START Given information

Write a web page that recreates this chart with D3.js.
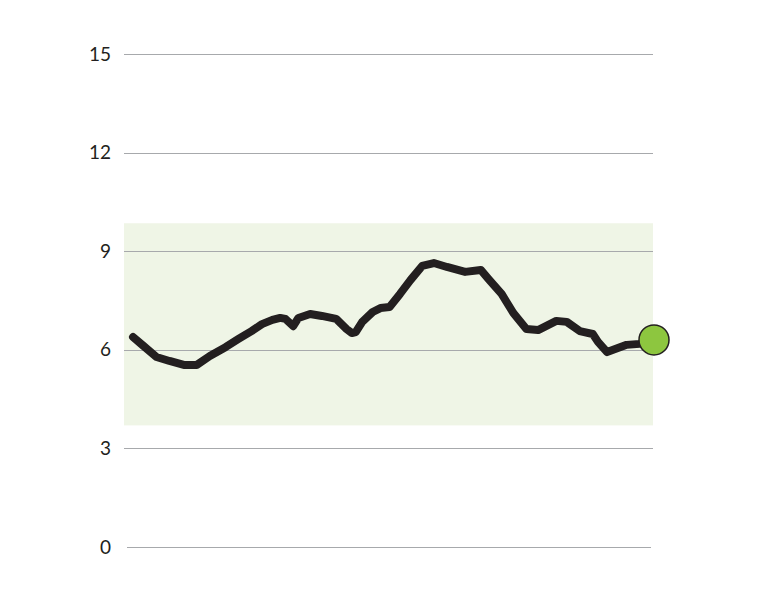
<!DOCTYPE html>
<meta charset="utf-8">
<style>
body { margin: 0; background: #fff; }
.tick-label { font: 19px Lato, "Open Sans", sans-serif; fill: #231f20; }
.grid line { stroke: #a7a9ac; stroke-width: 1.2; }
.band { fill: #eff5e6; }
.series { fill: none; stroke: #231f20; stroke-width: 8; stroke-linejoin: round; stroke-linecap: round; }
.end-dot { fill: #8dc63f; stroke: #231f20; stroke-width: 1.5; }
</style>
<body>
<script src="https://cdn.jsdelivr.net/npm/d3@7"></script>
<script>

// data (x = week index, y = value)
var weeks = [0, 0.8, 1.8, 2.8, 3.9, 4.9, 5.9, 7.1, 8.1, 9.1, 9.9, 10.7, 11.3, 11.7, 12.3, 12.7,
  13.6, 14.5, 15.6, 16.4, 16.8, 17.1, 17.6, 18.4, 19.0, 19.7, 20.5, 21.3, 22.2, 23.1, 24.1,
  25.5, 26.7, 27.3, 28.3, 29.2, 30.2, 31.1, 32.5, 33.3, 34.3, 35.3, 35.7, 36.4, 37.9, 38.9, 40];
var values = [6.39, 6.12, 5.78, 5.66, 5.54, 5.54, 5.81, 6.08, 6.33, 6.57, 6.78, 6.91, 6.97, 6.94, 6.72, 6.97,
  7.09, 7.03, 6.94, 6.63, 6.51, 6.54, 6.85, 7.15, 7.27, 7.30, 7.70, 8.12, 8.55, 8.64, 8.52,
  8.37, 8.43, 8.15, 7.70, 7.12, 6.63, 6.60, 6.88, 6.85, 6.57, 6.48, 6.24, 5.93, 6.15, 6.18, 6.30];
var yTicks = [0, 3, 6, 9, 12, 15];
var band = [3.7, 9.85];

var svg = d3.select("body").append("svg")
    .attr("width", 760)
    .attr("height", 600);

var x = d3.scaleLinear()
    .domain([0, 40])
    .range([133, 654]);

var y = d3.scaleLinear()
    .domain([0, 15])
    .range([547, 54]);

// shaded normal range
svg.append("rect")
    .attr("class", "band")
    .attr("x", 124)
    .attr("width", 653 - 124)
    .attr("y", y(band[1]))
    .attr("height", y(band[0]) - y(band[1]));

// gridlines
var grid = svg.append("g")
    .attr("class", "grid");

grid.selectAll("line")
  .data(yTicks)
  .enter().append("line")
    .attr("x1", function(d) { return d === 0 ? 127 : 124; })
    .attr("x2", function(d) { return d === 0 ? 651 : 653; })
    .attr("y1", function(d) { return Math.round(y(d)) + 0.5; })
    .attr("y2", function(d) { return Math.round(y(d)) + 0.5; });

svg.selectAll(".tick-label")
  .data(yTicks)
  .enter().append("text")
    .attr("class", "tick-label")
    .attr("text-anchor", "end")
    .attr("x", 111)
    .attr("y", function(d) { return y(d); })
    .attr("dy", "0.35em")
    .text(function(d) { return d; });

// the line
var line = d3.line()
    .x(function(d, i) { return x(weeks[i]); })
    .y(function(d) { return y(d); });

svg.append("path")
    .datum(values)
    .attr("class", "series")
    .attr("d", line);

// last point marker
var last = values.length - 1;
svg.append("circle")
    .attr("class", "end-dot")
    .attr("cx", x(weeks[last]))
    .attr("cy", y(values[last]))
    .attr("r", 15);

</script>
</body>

END Given information

Go through the listing above and quote it exactly, apart from its images.

**Solution for this task**
Write a web page that recreates this chart with D3.js.
<!DOCTYPE html>
<meta charset="utf-8">
<style>
body { margin: 0; background: #fff; }
.tick-label { font: 19px Lato, "Open Sans", sans-serif; fill: #231f20; }
.grid line { stroke: #a7a9ac; stroke-width: 1.2; }
.band { fill: #eff5e6; }
.series { fill: none; stroke: #231f20; stroke-width: 8; stroke-linejoin: round; stroke-linecap: round; }
.end-dot { fill: #8dc63f; stroke: #231f20; stroke-width: 1.5; }
</style>
<body>
<script src="https://cdn.jsdelivr.net/npm/d3@7"></script>
<script>

// data (x = week index, y = value)
var weeks = [0, 0.8, 1.8, 2.8, 3.9, 4.9, 5.9, 7.1, 8.1, 9.1, 9.9, 10.7, 11.3, 11.7, 12.3, 12.7,
  13.6, 14.5, 15.6, 16.4, 16.8, 17.1, 17.6, 18.4, 19.0, 19.7, 20.5, 21.3, 22.2, 23.1, 24.1,
  25.5, 26.7, 27.3, 28.3, 29.2, 30.2, 31.1, 32.5, 33.3, 34.3, 35.3, 35.7, 36.4, 37.9, 38.9, 40];
var values = [6.39, 6.12, 5.78, 5.66, 5.54, 5.54, 5.81, 6.08, 6.33, 6.57, 6.78, 6.91, 6.97, 6.94, 6.72, 6.97,
  7.09, 7.03, 6.94, 6.63, 6.51, 6.54, 6.85, 7.15, 7.27, 7.30, 7.70, 8.12, 8.55, 8.64, 8.52,
  8.37, 8.43, 8.15, 7.70, 7.12, 6.63, 6.60, 6.88, 6.85, 6.57, 6.48, 6.24, 5.93, 6.15, 6.18, 6.30];
var yTicks = [0, 3, 6, 9, 12, 15];
var band = [3.7, 9.85];

var svg = d3.select("body").append("svg")
    .attr("width", 760)
    .attr("height", 600);

var x = d3.scaleLinear()
    .domain([0, 40])
    .range([133, 654]);

var y = d3.scaleLinear()
    .domain([0, 15])
    .range([547, 54]);

// shaded normal range
svg.append("rect")
    .attr("class", "band")
    .attr("x", 124)
    .attr("width", 653 - 124)
    .attr("y", y(band[1]))
    .attr("height", y(band[0]) - y(band[1]));

// gridlines
var grid = svg.append("g")
    .attr("class", "grid");

grid.selectAll("line")
  .data(yTicks)
  .enter().append("line")
    .attr("x1", function(d) { return d === 0 ? 127 : 124; })
    .attr("x2", function(d) { return d === 0 ? 651 : 653; })
    .attr("y1", function(d) { return Math.round(y(d)) + 0.5; })
    .attr("y2", function(d) { return Math.round(y(d)) + 0.5; });

svg.selectAll(".tick-label")
  .data(yTicks)
  .enter().append("text")
    .attr("class", "tick-label")
    .attr("text-anchor", "end")
    .attr("x", 111)
    .attr("y", function(d) { return y(d); })
    .attr("dy", "0.35em")
    .text(function(d) { return d; });

// the line
var line = d3.line()
    .x(function(d, i) { return x(weeks[i]); })
    .y(function(d) { return y(d); });

svg.append("path")
    .datum(values)
    .attr("class", "series")
    .attr("d", line);

// last point marker
var last = values.length - 1;
svg.append("circle")
    .attr("class", "end-dot")
    .attr("cx", x(weeks[last]))
    .attr("cy", y(values[last]))
    .attr("r", 15);

</script>
</body>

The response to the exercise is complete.